Buying an S/T allows you to spend an extra $18,000 on an exclusive titanium-cased watch, of which there will also only be 1,963 examples. Now there’s an idea to give your partner for Christmas.
Performance
The glory of this car is that it’s intended to be as pure and raw and visceral as possible, which means it’s loud and fast and responsive to your every slight touch. That doesn’t mean it’ll swerve off the road if you cough, but its nose will dig in around any corner you steer into (the rack ratio is slightly looser than the GT3, with differently tuned electronic assistance) and the rear will only slip if you really push it, and then in the most predictable way. The ceramic-composite brakes are retuned to provide a more linear bite. This all means there are no surprises at all with the S/T’s drive, even up in the sweet spot above 6,000 rpm.
I didn’t miss the electronic drive modes.

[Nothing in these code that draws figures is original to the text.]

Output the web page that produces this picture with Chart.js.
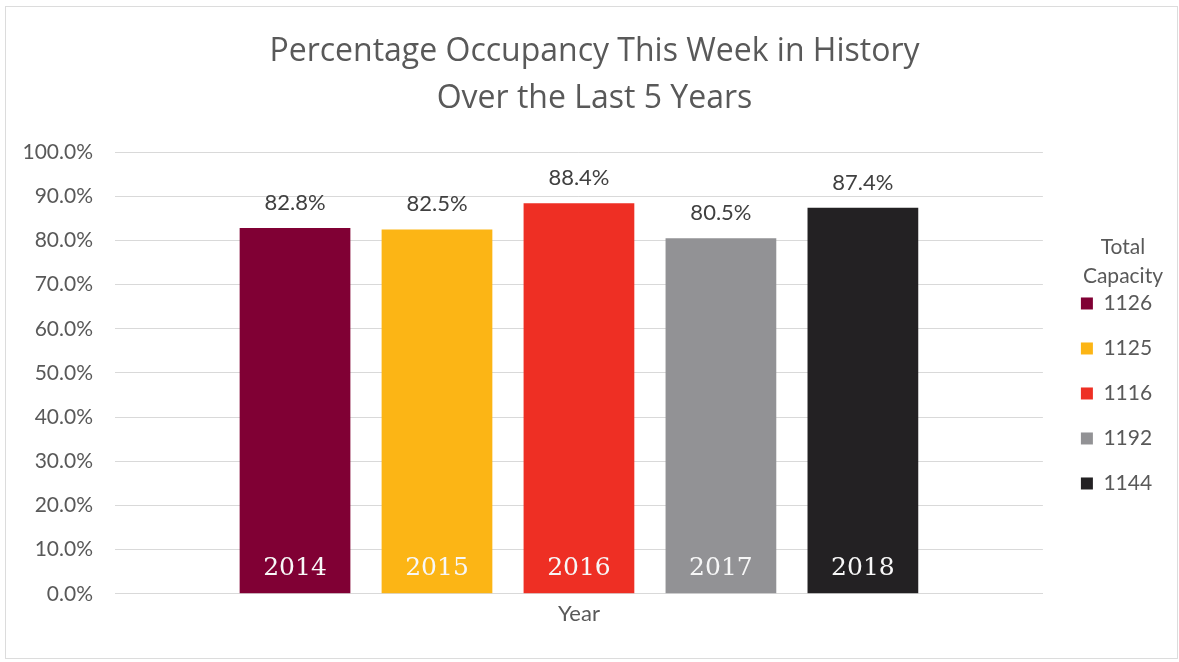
<!DOCTYPE html>
<html>
<head>
<meta charset="utf-8">
<script src="https://cdn.jsdelivr.net/npm/chart.js@4/dist/chart.umd.min.js"></script>
<style>
body{margin:0;background:#fff;}
#wrap{position:relative;width:1179px;height:662px;}
#frame{position:absolute;left:5px;top:6px;width:1171px;height:651px;border:1px solid #dcdcdc;pointer-events:none;}
</style>
</head>
<body>
<div id="wrap">
<canvas id="chart" width="1179" height="662"></canvas>
<div id="frame"></div>
</div>
<script>

const years = ["2014","2015","2016","2017","2018"];
const capacity = ["1126","1125","1116","1192","1144"];
const occupancy = [82.8,82.5,88.4,80.5,87.4];
const yTicks = [0,10,20,30,40,50,60,70,80,90,100];

const colors = ["#800034","#fcb515","#ee2f24","#929295","#232123"];

// value above each bar, year inside at the bottom
const barText = {
id:"barText",
afterDatasetsDraw(c){

const ctx = c.ctx;
ctx.save();
ctx.textAlign = "center";
ctx.textBaseline = "middle";

c.data.datasets.forEach((ds,i)=>{

const bar = c.getDatasetMeta(i).data[0];

ctx.fillStyle = "#404040";
ctx.font = "22px Lato";
ctx.fillText(ds.data[0].toFixed(1)+"%", bar.x, bar.y-25);

ctx.fillStyle = "#f7f7f7";
ctx.font = "25px 'DejaVu Serif'";
ctx.fillText(years[i], bar.x, bar.base-25);

});

ctx.restore();

}
};

const chart = new Chart(document.getElementById("chart"),{

type:"bar",

data:{
labels:[""],
datasets:occupancy.map((v,i)=>({
label:capacity[i],
data:[v],
backgroundColor:colors[i],
categoryPercentage:0.765,
barPercentage:0.78
}))
},

options:{

responsive:false,
animation:false,

layout:{
padding:{left:0,right:-10,top:0,bottom:28}
},

plugins:{
title:{
display:true,
text:["Percentage Occupancy This Week in History","Over the Last 5 Years"],
color:"#595959",
font:{family:"'Open Sans'",size:32,weight:"400",lineHeight:1.47},
padding:{top:28,bottom:30}
},
legend:{
position:"right",
align:"start",
title:{
display:true,
text:["Total","Capacity"],
color:"#595959",
font:{family:"Lato",size:21,lineHeight:1.38},
padding:{top:237,bottom:3}
},
labels:{
color:"#595959",
font:{family:"Lato",size:21},
boxWidth:12,
boxHeight:12,
padding:24,
// trailing spaces widen the legend so the title sits a bit further right
generateLabels(c){
return Chart.defaults.plugins.legend.labels.generateLabels(c).map(l=>{
l.text = l.text+"     ";
return l;
});
}
}
},
tooltip:{enabled:false}
},

scales:{

x:{
grid:{display:false},
border:{color:"#d9d9d9"},
ticks:{display:false},
title:{
display:true,
text:"Year",
color:"#595959",
font:{family:"Lato",size:22,lineHeight:1.1},
padding:{top:0,bottom:8}
}
},

y:{
min:0,
max:100,
afterBuildTicks(s){
s.ticks = yTicks.map(v=>({value:v}));
},
afterFit(s){
s.width = 115;
},
ticks:{
color:"#595959",
font:{family:"Lato",size:21},
padding:22,
callback:v=>v.toFixed(1)+"%"
},
grid:{color:"#d9d9d9",drawTicks:false},
border:{display:false}
},

// empty strip between plot and legend
gap:{
position:"right",
display:true,
grid:{display:false},
ticks:{display:false},
border:{display:false},
afterFit(s){
s.width = 14;
}
}

}

},

plugins:[barText]

});

</script>
</body>
</html>
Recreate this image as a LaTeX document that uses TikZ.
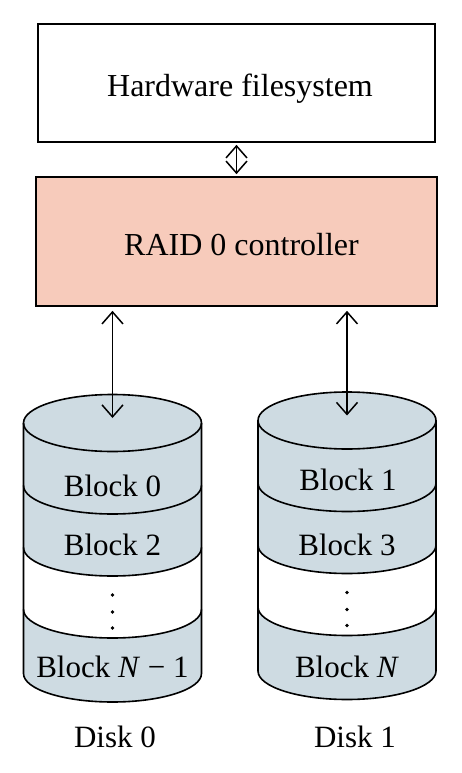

Why would anyone ever want to drive this car in anything except full-on Sport?
Technology
There’s a back-up camera and there’s cruise control. Probably more, but I was too busy driving to notice them.
Cargo
The frunk holds 132 litres of stuff, but do you really want to carry anything after the engineers spent so much effort shaving grams from the S/T’s weight?
The verdict
If you’re an enthusiast, the S/T is undoubtedly the finest road-going 911 you can buy. That doesn’t mean it’s the best one. The much-less-costly GT3 will give you 95 per cent of the naturally aspirated experience, while any of the other 911s will be more comfortable and perhaps even faster. The rare S/T, however, will surely hold its value far longer, and will pay back your investment every time you rev that engine.
The writer was a guest of the automaker. Content was not subject to approval.